--- BEGIN Raw data ---

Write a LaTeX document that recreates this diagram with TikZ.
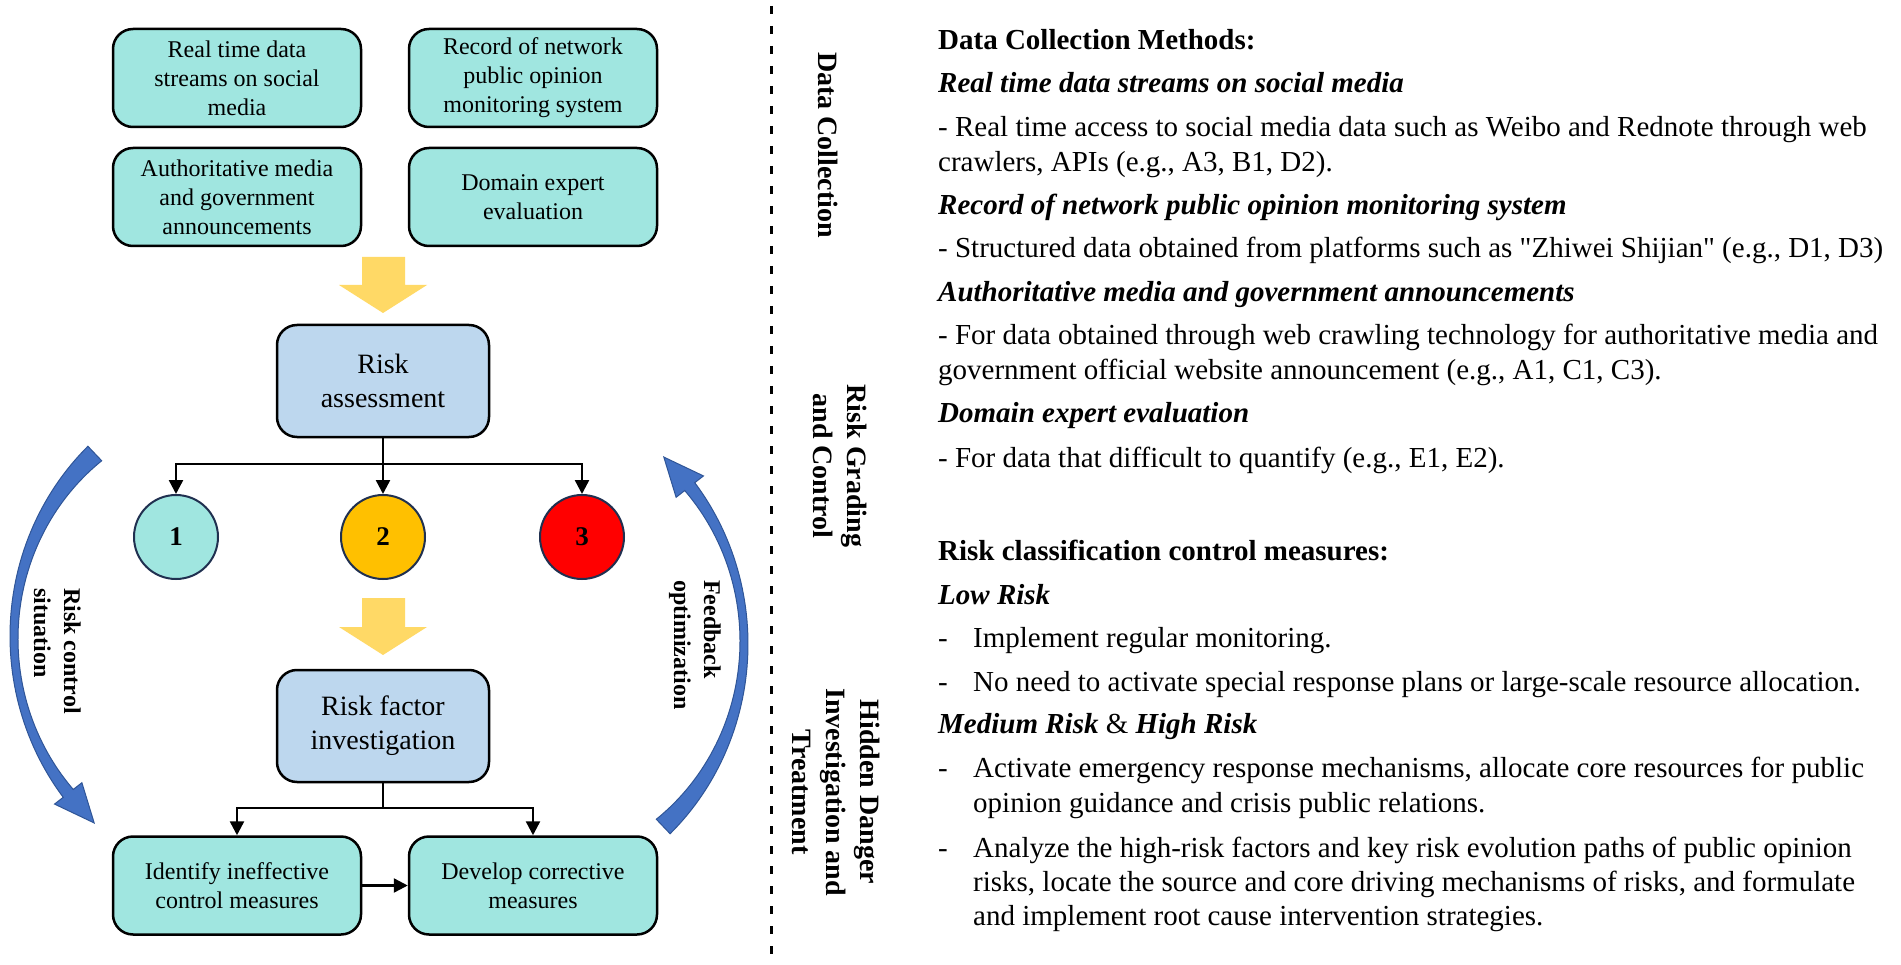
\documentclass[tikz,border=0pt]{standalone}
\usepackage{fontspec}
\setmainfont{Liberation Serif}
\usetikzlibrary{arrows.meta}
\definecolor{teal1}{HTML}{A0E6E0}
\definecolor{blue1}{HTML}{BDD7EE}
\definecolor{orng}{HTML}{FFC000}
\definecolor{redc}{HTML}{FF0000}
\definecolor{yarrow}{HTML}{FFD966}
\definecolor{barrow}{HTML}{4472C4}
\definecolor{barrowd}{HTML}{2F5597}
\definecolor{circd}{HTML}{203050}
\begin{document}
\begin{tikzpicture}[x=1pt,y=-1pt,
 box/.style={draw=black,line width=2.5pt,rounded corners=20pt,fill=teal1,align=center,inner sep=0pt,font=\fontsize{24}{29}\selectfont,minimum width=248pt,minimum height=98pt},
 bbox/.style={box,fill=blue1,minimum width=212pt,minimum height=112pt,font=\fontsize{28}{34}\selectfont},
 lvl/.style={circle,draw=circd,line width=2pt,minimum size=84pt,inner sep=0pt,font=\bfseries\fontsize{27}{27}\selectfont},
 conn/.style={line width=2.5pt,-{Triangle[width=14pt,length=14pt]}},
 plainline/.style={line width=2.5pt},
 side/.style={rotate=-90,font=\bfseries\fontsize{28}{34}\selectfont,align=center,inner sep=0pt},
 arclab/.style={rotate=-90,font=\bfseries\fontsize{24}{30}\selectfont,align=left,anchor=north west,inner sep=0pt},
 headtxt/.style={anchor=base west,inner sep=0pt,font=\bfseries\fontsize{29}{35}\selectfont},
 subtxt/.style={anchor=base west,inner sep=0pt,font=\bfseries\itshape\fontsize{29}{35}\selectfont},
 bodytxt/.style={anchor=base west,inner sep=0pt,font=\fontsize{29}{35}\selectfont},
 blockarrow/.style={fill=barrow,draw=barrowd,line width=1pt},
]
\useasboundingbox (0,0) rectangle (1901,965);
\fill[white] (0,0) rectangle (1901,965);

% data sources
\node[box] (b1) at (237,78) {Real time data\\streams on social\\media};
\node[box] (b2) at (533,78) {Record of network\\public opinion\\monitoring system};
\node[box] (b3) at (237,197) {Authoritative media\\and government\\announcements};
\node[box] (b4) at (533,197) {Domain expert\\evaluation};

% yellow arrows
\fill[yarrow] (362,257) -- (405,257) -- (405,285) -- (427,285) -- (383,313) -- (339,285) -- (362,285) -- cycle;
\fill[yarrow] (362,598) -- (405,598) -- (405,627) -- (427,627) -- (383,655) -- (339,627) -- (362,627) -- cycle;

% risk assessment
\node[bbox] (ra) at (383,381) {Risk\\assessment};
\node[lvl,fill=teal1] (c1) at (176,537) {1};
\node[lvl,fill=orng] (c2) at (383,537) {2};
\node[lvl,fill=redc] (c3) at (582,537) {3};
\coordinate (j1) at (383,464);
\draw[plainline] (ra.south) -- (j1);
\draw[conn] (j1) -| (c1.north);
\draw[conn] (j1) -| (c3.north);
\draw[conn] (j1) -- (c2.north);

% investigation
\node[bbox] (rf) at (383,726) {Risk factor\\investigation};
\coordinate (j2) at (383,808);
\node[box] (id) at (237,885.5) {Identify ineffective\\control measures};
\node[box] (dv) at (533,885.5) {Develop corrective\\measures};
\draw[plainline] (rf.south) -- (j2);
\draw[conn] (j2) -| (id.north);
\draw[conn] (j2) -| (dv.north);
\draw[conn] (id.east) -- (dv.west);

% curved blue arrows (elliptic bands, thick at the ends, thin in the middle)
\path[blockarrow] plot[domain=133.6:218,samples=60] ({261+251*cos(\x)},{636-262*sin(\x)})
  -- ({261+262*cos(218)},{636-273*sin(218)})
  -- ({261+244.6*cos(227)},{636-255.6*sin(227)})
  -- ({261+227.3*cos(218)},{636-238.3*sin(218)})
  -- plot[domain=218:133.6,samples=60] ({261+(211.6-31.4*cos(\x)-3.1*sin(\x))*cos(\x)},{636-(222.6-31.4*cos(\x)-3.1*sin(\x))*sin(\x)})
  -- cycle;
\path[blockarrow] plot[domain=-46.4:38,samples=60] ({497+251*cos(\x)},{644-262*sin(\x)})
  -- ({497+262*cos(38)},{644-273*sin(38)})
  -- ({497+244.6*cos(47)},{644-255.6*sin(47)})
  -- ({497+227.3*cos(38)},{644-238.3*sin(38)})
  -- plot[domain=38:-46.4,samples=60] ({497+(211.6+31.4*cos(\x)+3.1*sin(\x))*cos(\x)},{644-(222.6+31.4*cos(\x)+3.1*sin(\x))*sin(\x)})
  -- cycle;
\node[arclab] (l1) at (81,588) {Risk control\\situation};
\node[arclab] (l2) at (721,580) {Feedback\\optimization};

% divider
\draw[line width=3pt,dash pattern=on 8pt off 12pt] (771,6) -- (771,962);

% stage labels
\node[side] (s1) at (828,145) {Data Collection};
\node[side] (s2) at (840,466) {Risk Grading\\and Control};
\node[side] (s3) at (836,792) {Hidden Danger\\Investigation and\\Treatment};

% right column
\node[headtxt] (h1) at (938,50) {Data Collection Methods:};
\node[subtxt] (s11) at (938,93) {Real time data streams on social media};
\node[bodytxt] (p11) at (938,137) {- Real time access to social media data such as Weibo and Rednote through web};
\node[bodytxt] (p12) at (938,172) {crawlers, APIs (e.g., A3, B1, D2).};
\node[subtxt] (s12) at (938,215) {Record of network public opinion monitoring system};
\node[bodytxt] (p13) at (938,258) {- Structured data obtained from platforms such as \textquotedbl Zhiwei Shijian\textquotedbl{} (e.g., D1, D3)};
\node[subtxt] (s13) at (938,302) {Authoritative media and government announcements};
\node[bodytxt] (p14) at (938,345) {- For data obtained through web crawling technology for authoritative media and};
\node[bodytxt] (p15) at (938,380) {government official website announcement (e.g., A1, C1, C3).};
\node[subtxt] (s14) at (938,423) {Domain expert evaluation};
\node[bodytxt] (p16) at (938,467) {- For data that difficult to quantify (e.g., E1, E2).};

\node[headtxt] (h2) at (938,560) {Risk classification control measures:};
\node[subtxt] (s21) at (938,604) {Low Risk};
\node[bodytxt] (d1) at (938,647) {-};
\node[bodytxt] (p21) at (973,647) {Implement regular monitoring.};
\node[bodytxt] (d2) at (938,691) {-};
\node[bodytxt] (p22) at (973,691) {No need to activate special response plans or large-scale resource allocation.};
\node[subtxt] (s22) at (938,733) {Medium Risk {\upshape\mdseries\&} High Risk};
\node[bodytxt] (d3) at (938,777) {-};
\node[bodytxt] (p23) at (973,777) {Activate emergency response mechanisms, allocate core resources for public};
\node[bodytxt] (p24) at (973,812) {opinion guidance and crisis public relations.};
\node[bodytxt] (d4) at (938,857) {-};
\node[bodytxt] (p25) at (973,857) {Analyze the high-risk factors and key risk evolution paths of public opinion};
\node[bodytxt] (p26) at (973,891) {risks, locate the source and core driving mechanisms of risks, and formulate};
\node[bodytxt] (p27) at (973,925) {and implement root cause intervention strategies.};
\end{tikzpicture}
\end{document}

--- END Raw data ---

▶ Instructions for the task
Exclude the pictures, and transcribe all of the material exactly.

▶ Answer to this task
Write a LaTeX document that recreates this diagram with TikZ.
\documentclass[tikz,border=0pt]{standalone}
\usepackage{fontspec}
\setmainfont{Liberation Serif}
\usetikzlibrary{arrows.meta}
\definecolor{teal1}{HTML}{A0E6E0}
\definecolor{blue1}{HTML}{BDD7EE}
\definecolor{orng}{HTML}{FFC000}
\definecolor{redc}{HTML}{FF0000}
\definecolor{yarrow}{HTML}{FFD966}
\definecolor{barrow}{HTML}{4472C4}
\definecolor{barrowd}{HTML}{2F5597}
\definecolor{circd}{HTML}{203050}
\begin{document}
\begin{tikzpicture}[x=1pt,y=-1pt,
 box/.style={draw=black,line width=2.5pt,rounded corners=20pt,fill=teal1,align=center,inner sep=0pt,font=\fontsize{24}{29}\selectfont,minimum width=248pt,minimum height=98pt},
 bbox/.style={box,fill=blue1,minimum width=212pt,minimum height=112pt,font=\fontsize{28}{34}\selectfont},
 lvl/.style={circle,draw=circd,line width=2pt,minimum size=84pt,inner sep=0pt,font=\bfseries\fontsize{27}{27}\selectfont},
 conn/.style={line width=2.5pt,-{Triangle[width=14pt,length=14pt]}},
 plainline/.style={line width=2.5pt},
 side/.style={rotate=-90,font=\bfseries\fontsize{28}{34}\selectfont,align=center,inner sep=0pt},
 arclab/.style={rotate=-90,font=\bfseries\fontsize{24}{30}\selectfont,align=left,anchor=north west,inner sep=0pt},
 headtxt/.style={anchor=base west,inner sep=0pt,font=\bfseries\fontsize{29}{35}\selectfont},
 subtxt/.style={anchor=base west,inner sep=0pt,font=\bfseries\itshape\fontsize{29}{35}\selectfont},
 bodytxt/.style={anchor=base west,inner sep=0pt,font=\fontsize{29}{35}\selectfont},
 blockarrow/.style={fill=barrow,draw=barrowd,line width=1pt},
]
\useasboundingbox (0,0) rectangle (1901,965);
\fill[white] (0,0) rectangle (1901,965);

% data sources
\node[box] (b1) at (237,78) {Real time data\\streams on social\\media};
\node[box] (b2) at (533,78) {Record of network\\public opinion\\monitoring system};
\node[box] (b3) at (237,197) {Authoritative media\\and government\\announcements};
\node[box] (b4) at (533,197) {Domain expert\\evaluation};

% yellow arrows
\fill[yarrow] (362,257) -- (405,257) -- (405,285) -- (427,285) -- (383,313) -- (339,285) -- (362,285) -- cycle;
\fill[yarrow] (362,598) -- (405,598) -- (405,627) -- (427,627) -- (383,655) -- (339,627) -- (362,627) -- cycle;

% risk assessment
\node[bbox] (ra) at (383,381) {Risk\\assessment};
\node[lvl,fill=teal1] (c1) at (176,537) {1};
\node[lvl,fill=orng] (c2) at (383,537) {2};
\node[lvl,fill=redc] (c3) at (582,537) {3};
\coordinate (j1) at (383,464);
\draw[plainline] (ra.south) -- (j1);
\draw[conn] (j1) -| (c1.north);
\draw[conn] (j1) -| (c3.north);
\draw[conn] (j1) -- (c2.north);

% investigation
\node[bbox] (rf) at (383,726) {Risk factor\\investigation};
\coordinate (j2) at (383,808);
\node[box] (id) at (237,885.5) {Identify ineffective\\control measures};
\node[box] (dv) at (533,885.5) {Develop corrective\\measures};
\draw[plainline] (rf.south) -- (j2);
\draw[conn] (j2) -| (id.north);
\draw[conn] (j2) -| (dv.north);
\draw[conn] (id.east) -- (dv.west);

% curved blue arrows (elliptic bands, thick at the ends, thin in the middle)
\path[blockarrow] plot[domain=133.6:218,samples=60] ({261+251*cos(\x)},{636-262*sin(\x)})
  -- ({261+262*cos(218)},{636-273*sin(218)})
  -- ({261+244.6*cos(227)},{636-255.6*sin(227)})
  -- ({261+227.3*cos(218)},{636-238.3*sin(218)})
  -- plot[domain=218:133.6,samples=60] ({261+(211.6-31.4*cos(\x)-3.1*sin(\x))*cos(\x)},{636-(222.6-31.4*cos(\x)-3.1*sin(\x))*sin(\x)})
  -- cycle;
\path[blockarrow] plot[domain=-46.4:38,samples=60] ({497+251*cos(\x)},{644-262*sin(\x)})
  -- ({497+262*cos(38)},{644-273*sin(38)})
  -- ({497+244.6*cos(47)},{644-255.6*sin(47)})
  -- ({497+227.3*cos(38)},{644-238.3*sin(38)})
  -- plot[domain=38:-46.4,samples=60] ({497+(211.6+31.4*cos(\x)+3.1*sin(\x))*cos(\x)},{644-(222.6+31.4*cos(\x)+3.1*sin(\x))*sin(\x)})
  -- cycle;
\node[arclab] (l1) at (81,588) {Risk control\\situation};
\node[arclab] (l2) at (721,580) {Feedback\\optimization};

% divider
\draw[line width=3pt,dash pattern=on 8pt off 12pt] (771,6) -- (771,962);

% stage labels
\node[side] (s1) at (828,145) {Data Collection};
\node[side] (s2) at (840,466) {Risk Grading\\and Control};
\node[side] (s3) at (836,792) {Hidden Danger\\Investigation and\\Treatment};

% right column
\node[headtxt] (h1) at (938,50) {Data Collection Methods:};
\node[subtxt] (s11) at (938,93) {Real time data streams on social media};
\node[bodytxt] (p11) at (938,137) {- Real time access to social media data such as Weibo and Rednote through web};
\node[bodytxt] (p12) at (938,172) {crawlers, APIs (e.g., A3, B1, D2).};
\node[subtxt] (s12) at (938,215) {Record of network public opinion monitoring system};
\node[bodytxt] (p13) at (938,258) {- Structured data obtained from platforms such as \textquotedbl Zhiwei Shijian\textquotedbl{} (e.g., D1, D3)};
\node[subtxt] (s13) at (938,302) {Authoritative media and government announcements};
\node[bodytxt] (p14) at (938,345) {- For data obtained through web crawling technology for authoritative media and};
\node[bodytxt] (p15) at (938,380) {government official website announcement (e.g., A1, C1, C3).};
\node[subtxt] (s14) at (938,423) {Domain expert evaluation};
\node[bodytxt] (p16) at (938,467) {- For data that difficult to quantify (e.g., E1, E2).};

\node[headtxt] (h2) at (938,560) {Risk classification control measures:};
\node[subtxt] (s21) at (938,604) {Low Risk};
\node[bodytxt] (d1) at (938,647) {-};
\node[bodytxt] (p21) at (973,647) {Implement regular monitoring.};
\node[bodytxt] (d2) at (938,691) {-};
\node[bodytxt] (p22) at (973,691) {No need to activate special response plans or large-scale resource allocation.};
\node[subtxt] (s22) at (938,733) {Medium Risk {\upshape\mdseries\&} High Risk};
\node[bodytxt] (d3) at (938,777) {-};
\node[bodytxt] (p23) at (973,777) {Activate emergency response mechanisms, allocate core resources for public};
\node[bodytxt] (p24) at (973,812) {opinion guidance and crisis public relations.};
\node[bodytxt] (d4) at (938,857) {-};
\node[bodytxt] (p25) at (973,857) {Analyze the high-risk factors and key risk evolution paths of public opinion};
\node[bodytxt] (p26) at (973,891) {risks, locate the source and core driving mechanisms of risks, and formulate};
\node[bodytxt] (p27) at (973,925) {and implement root cause intervention strategies.};
\end{tikzpicture}
\end{document}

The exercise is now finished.